La macchina del mondo

Nel corso della storia ci sono stati infiniti tentativi di incorporare i suoni della natura nella musica. Questi suoni hanno sempre evocato un’armonia implicita ma sublime: infatti un paesaggio fatto di ruscelli, uccellini e vento viene considerato riposante, mentre il traffico urta i nervi. Per millenni, l’unico metodo per evocare la natura nella propria musica era di simularla con gli strumenti, e gli esempi sono infiniti – da Beethoven in giù. Col tempo però, la corrispondenza violini/vento e timpani/tuono si è rivelata insufficiente, e insoddisfacente. Tant’è che a fine ‘800 si sentì il bisogno di dotare l’orchestra di una macchina del vento, un congegnone rotante di legno e stoffa mosso da una manovella. Solo qualche anno dopo, e precisamente negli anni ’30, nasce la Novelty Music, un genere minore ma strepitoso, che ha avuto i suoi paladini in Spike Jones and the City Slickers. Nella Novelty vale tutto, e agli strumenti tradizionali, spesso utilizzati in maniera r/umoristica, si affiancano pentole, richiami per uccelli e altri oggetti rumorosi – spesso inseriti nella trama della musica. L’apoteosi di questo genere restano i cartoni animati di Hanna & Barbera, specialmente quelli musicati dal geniale Carl Stalling. Qui la musica, al servizio di animazioni surreali e impossibili, si frammenta, si sincopa e si miscela con la colonna dei rumori creando una fantasmagoria di audio davvero inaudita. Ovviamente però fino a qui si parla sempre di imitazione dei suoni naturali: le tecniche di registrazione e riproduzione ancora non consentivano di inglobarli in modo convincente, salvo a portarsi degli uccelli in studio, o andare a registrare in campagna.

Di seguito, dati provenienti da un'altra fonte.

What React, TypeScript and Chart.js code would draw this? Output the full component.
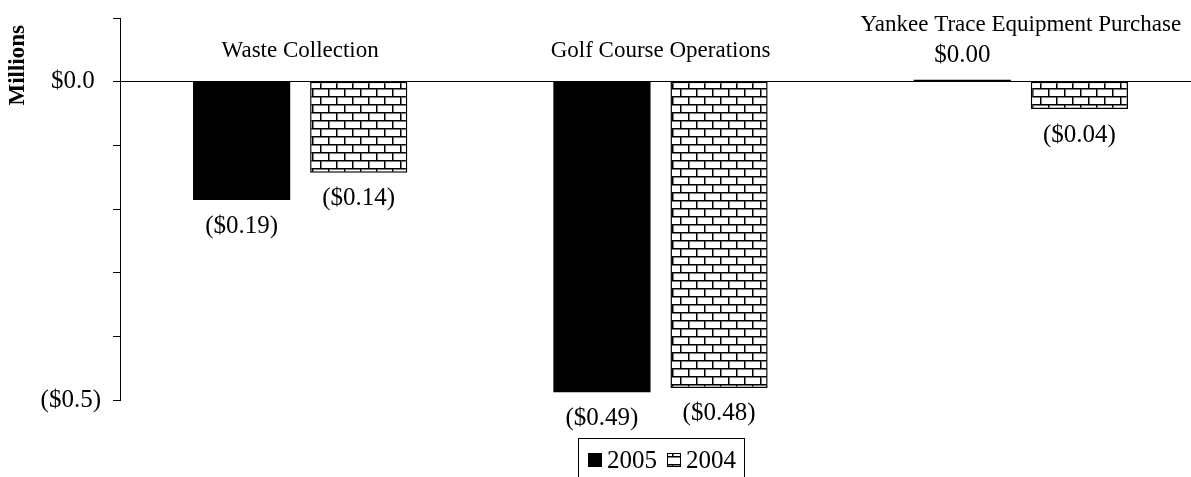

E’ con la Musica Concreta da un lato, e la Ambient dall’altro, che questa ricerca torna attuale; e se la prima si proponeva di creare un’armonia di rumori (con risultati spesso interessanti ma di rado esteticamente piacevoli), la seconda (benché apparentemente affezionata a ambienti artificiali come gli aeroporti) ha spesso cercato di collocarsi al confine tra musica e paesaggio sonoro naturale. La copertina dell’album “Cluster & Eno” è quasi un manifesto programmatico: un microfono rivolto verso il mondo. Poi, negli anni ’80, è arrivato il digitale, il campionamento, e quello che pareva impossibile è diventato semplicissimo: l’inserimento di rumori e suoni naturali poteva avvenire direttamente in fase di composizione, ampliando immensamente la tavolozza dei suoni impiegabili in un brano musicale.

Purtroppo però questo è avvenuto solo in piccola parte. Certo, capita di sentire in una canzone il campionamento di un vetro che si rompe a tempo, o il suono della risacca. Però, date le infinite possibilità, mi pare davvero pochino, mentre tutto il resto è sostanzialmente inesplorato. Come mai non ho ancora sentito un brano di Be bop con un assolo di usignoli? Oggi non solo è possibile, ma avrebbe senso: dopotutto Charlie Parker non lo chiamavano Bird? Come mai nessuno ha tentato un’orchestrazione di La Mer di Debussy utilizzando (con discrezione e eleganza, ovviamente) autentici suoni marini? Forse si ha paura di essere poco filologici? E chi ci dice che Debussy stesso, potendo, non l’avrebbe quantomeno provato? E chissà perché nessuno ha tentato un’operazione piuttosto prevedibile, magari orrenda ma di sicuro impatto mediatico, come far eseguire “Il Volo del Calabrone” a un Calabrone. Non credo che Rimsky Korsakov se ne avrebbe a male: dopotutto l’ha scritto lui, e resta uno dei brani più spudoratamente pop della Storia della Musica, dalle origini.